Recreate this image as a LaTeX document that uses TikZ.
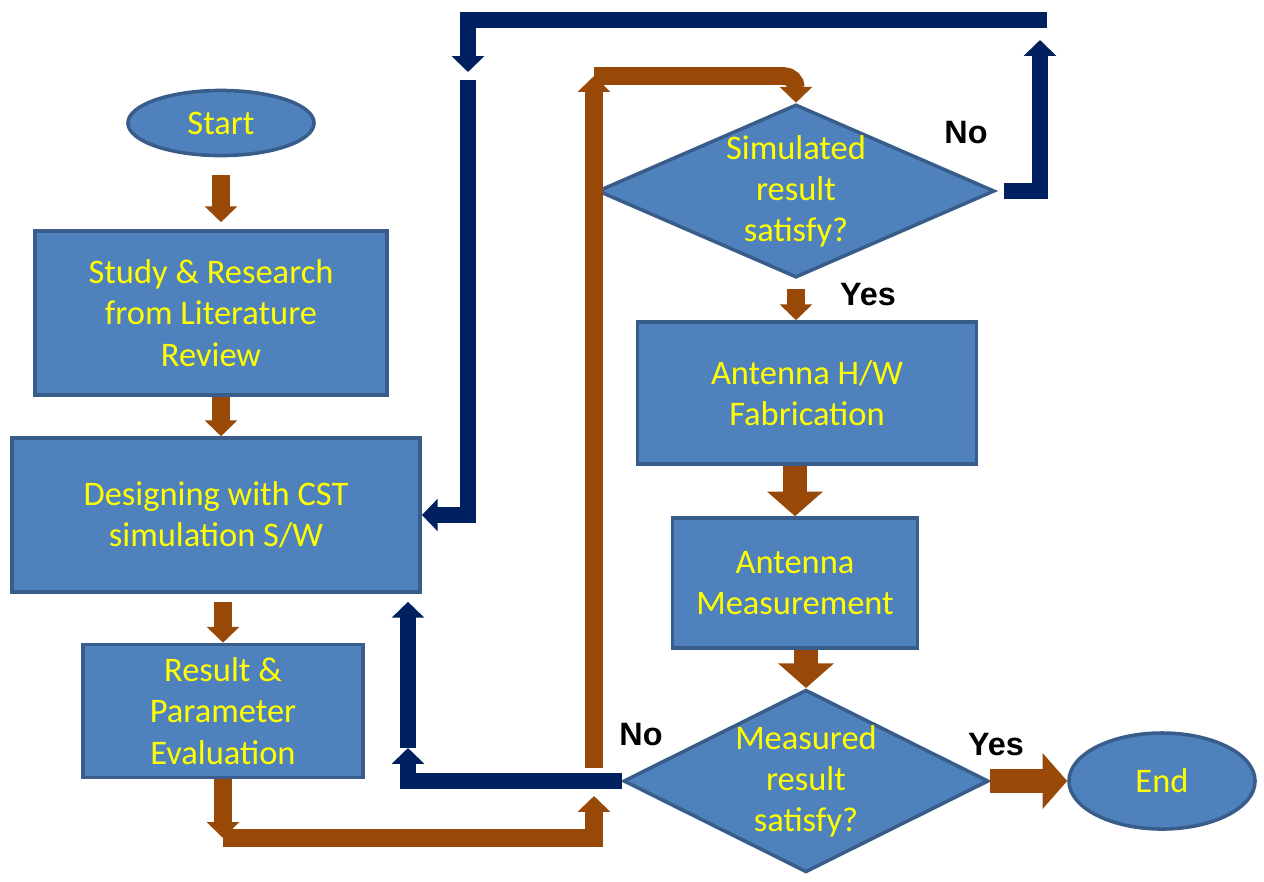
\documentclass[tikz,border=0pt]{standalone}
\usepackage{fontspec}
\setmainfont{Carlito}
\newfontfamily\answerfont{Liberation Sans}
\usetikzlibrary{shapes.geometric}
\usetikzlibrary{arrows.meta}

\definecolor{boxfill}{RGB}{79,129,189}
\definecolor{boxline}{RGB}{56,93,138}
\definecolor{flowbrown}{RGB}{152,72,7}
\definecolor{loopnavy}{RGB}{0,32,96}
\definecolor{boxtext}{RGB}{255,255,0}

\tikzset{
  block/.style={rectangle,draw=boxline,line width=1pt,fill=boxfill,text=boxtext,align=center,font=\fontsize{9.8}{11.7}\selectfont},
  terminal/.style={block,ellipse},
  decision/.style={block,diamond,inner sep=0pt},
  brownarrow/.style={draw=flowbrown,line width=5pt,-{Triangle[width=9pt,length=4.5pt]}},
  bigarrow/.style={draw=flowbrown,line width=7pt,-{Triangle[width=15.5pt,length=7pt]}},
  navyarrow/.style={draw=loopnavy,line width=4.5pt,-{Triangle[width=9pt,length=4.5pt]}},
  answer/.style={font=\answerfont\bfseries\fontsize{9.2}{11}\selectfont}
}

\begin{document}
\begin{tikzpicture}[x=0.01cm,y=-0.01cm]
\useasboundingbox (0,0) rectangle (1264,881);

\node[terminal,minimum width=1.86cm,minimum height=0.64cm] (start) at (221,123) {Start};
\node[block,minimum width=3.52cm,minimum height=1.64cm] (study) at (211,313) {Study \& Research\\from Literature\\Review};
\node[block,minimum width=4.08cm,minimum height=1.54cm] (design) at (216,515) {Designing with CST\\simulation S/W};
\node[block,minimum width=2.80cm,minimum height=1.33cm] (result) at (223,711) {Result \&\\Parameter\\Evaluation};
\node[decision,shape aspect=2.3,minimum width=3.87cm,minimum height=1.73cm] (simdec) at (796,191) {Simulated\\result\\satisfy?};
\node[block,minimum width=3.39cm,minimum height=1.42cm] (fab) at (807,393) {Antenna H/W\\Fabrication};
\node[block,minimum width=2.45cm,minimum height=1.30cm] (meas) at (795,583) {Antenna\\Measurement};
\node[decision,shape aspect=2,minimum width=3.57cm,minimum height=1.80cm] (measdec) at (806,781) {Measured\\result\\satisfy?};
\node[terminal,minimum width=1.86cm,minimum height=0.96cm] (finish) at (1162,781) {End};

\coordinate (lowcorner) at (223,838);
\coordinate (lowend) at (594,796);
\coordinate (loopfoot) at (594,768);
\coordinate (looptop) at (594,76);
\coordinate (navybend) at (408,748);
\coordinate (navyup) at (1040,40);
\coordinate (navyright) at (1047,20);
\coordinate (navydown) at (468,72);
\coordinate (navyfoot) at (468,80);

\draw[brownarrow,shorten <=0.18cm,shorten >=0.07cm] (start.south) -- (start.south |- study.north);
\draw[brownarrow] (start.south |- study.south) -- (start.south |- design.north);
\draw[brownarrow,shorten <=0.08cm] (result.north |- design.south) -- (result.north);
\draw[brownarrow] (result.south) -- (lowcorner);
\draw[brownarrow] (lowcorner) -| (lowend);
\draw[brownarrow] (loopfoot) -- (looptop);
\draw[brownarrow,rounded corners=0.12cm] (looptop) -| (simdec.north);

\draw[brownarrow,shorten <=0.1cm] (simdec.south) -- (simdec.south |- fab.north);
\draw[bigarrow] (meas.north |- fab.south) -- (meas.north);
\draw[bigarrow] (measdec.north |- meas.south) -- (measdec.north);
\draw[bigarrow] (measdec.east) -- (measdec.east -| finish.west);

\draw[navyarrow] (measdec.west) -| (navybend);
\draw[navyarrow,shorten >=0.08cm] (navybend) -- (navybend |- design.south);
\draw[navyarrow,shorten <=0.08cm] (simdec.east) -| (navyup);
\draw[navyarrow] (navyright) -| (navydown);
\draw[navyarrow] (navyfoot) |- (design.east);

\node[answer] (simno) at (966,133) {No};
\node[answer] (simyes) at (868,295) {Yes};
\node[answer] (measno) at (641,735) {No};
\node[answer] (measyes) at (996,745) {Yes};

\end{tikzpicture}
\end{document}
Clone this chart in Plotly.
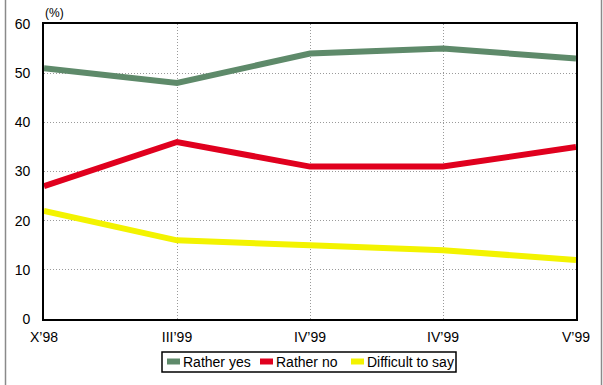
import plotly.graph_objects as go

categories = ["X’98", "III’99", "IV’99", "IV’99", "V’99"]
series_names = ["Rather yes", "Rather no", "Difficult to say"]
rather_yes = [51, 48, 54, 55, 53]
rather_no = [27, 36, 31, 31, 35]
difficult = [22, 16, 15, 14, 12]
colors = ["#5E8A6A", "#E0001E", "#F3F300"]

W, H = 603, 385
x = list(range(len(categories)))

def px(v):
    return v / W

def py(v):
    return 1 - v / H

fig = go.Figure()
for name, vals, col in zip(series_names, [rather_yes, rather_no, difficult], colors):
    fig.add_trace(go.Scatter(x=x, y=vals, mode="lines", name=name, showlegend=False,
                             line=dict(color=col, width=6)))

grid = dict(showgrid=True, gridcolor="#9A9A9A", griddash="1px,2px", gridwidth=1,
            showline=True, linecolor="black", linewidth=1.6, mirror=True,
            ticks="", zeroline=False, automargin=False)

fig.update_layout(
    width=W, height=H,
    margin=dict(l=0, r=0, t=0, b=0, autoexpand=False),
    paper_bgcolor="white", plot_bgcolor="white",
    font=dict(family="Liberation Sans, Arial, sans-serif", size=14, color="black"),
    showlegend=False,
    xaxis=dict(domain=[px(44), px(576)], range=[0, 4], tickvals=x, ticktext=categories,
               ticklabelstandoff=4, **grid),
    yaxis=dict(domain=[py(319), py(24)], range=[0, 60], dtick=10,
               ticklabelstandoff=9, **grid),
)

fig.add_annotation(text="(%)", xref="paper", yref="paper", x=px(43), y=py(13),
                   xanchor="left", yanchor="middle", showarrow=False,
                   font=dict(size=12))

# legend (drawn manually to match the reference's compact box)
fig.add_shape(type="rect", xref="paper", yref="paper",
              x0=px(162), x1=px(456), y0=py(372), y1=py(352),
              line=dict(color="black", width=1.5), fillcolor="white")
sym_x = [167, 260, 351]
for name, col, sx in zip(series_names, colors, sym_x):
    fig.add_shape(type="rect", xref="paper", yref="paper",
                  x0=px(sx), x1=px(sx + 13), y0=py(364.5), y1=py(358.5),
                  line=dict(width=0), fillcolor=col)
    fig.add_annotation(text=name, xref="paper", yref="paper", x=px(sx + 14), y=py(362),
                       xanchor="left", yanchor="middle", showarrow=False,
                       font=dict(size=14))

# outer frame vertical lines
for fx in [5.5, 601.5]:
    fig.add_shape(type="line", xref="paper", yref="paper",
                  x0=px(fx), x1=px(fx), y0=0, y1=1,
                  line=dict(color="#8A8A8A", width=1.5))

fig.write_html("out.html")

§ What you have to do
The required output is the exact run of lines from the start of the records through the line containing "(0,0) rectangle (1264,881);", both ends included, with no pictures.

§ Written solution
Recreate this image as a LaTeX document that uses TikZ.
\documentclass[tikz,border=0pt]{standalone}
\usepackage{fontspec}
\setmainfont{Carlito}
\newfontfamily\answerfont{Liberation Sans}
\usetikzlibrary{shapes.geometric}
\usetikzlibrary{arrows.meta}

\definecolor{boxfill}{RGB}{79,129,189}
\definecolor{boxline}{RGB}{56,93,138}
\definecolor{flowbrown}{RGB}{152,72,7}
\definecolor{loopnavy}{RGB}{0,32,96}
\definecolor{boxtext}{RGB}{255,255,0}

\tikzset{
  block/.style={rectangle,draw=boxline,line width=1pt,fill=boxfill,text=boxtext,align=center,font=\fontsize{9.8}{11.7}\selectfont},
  terminal/.style={block,ellipse},
  decision/.style={block,diamond,inner sep=0pt},
  brownarrow/.style={draw=flowbrown,line width=5pt,-{Triangle[width=9pt,length=4.5pt]}},
  bigarrow/.style={draw=flowbrown,line width=7pt,-{Triangle[width=15.5pt,length=7pt]}},
  navyarrow/.style={draw=loopnavy,line width=4.5pt,-{Triangle[width=9pt,length=4.5pt]}},
  answer/.style={font=\answerfont\bfseries\fontsize{9.2}{11}\selectfont}
}

\begin{document}
\begin{tikzpicture}[x=0.01cm,y=-0.01cm]
\useasboundingbox (0,0) rectangle (1264,881);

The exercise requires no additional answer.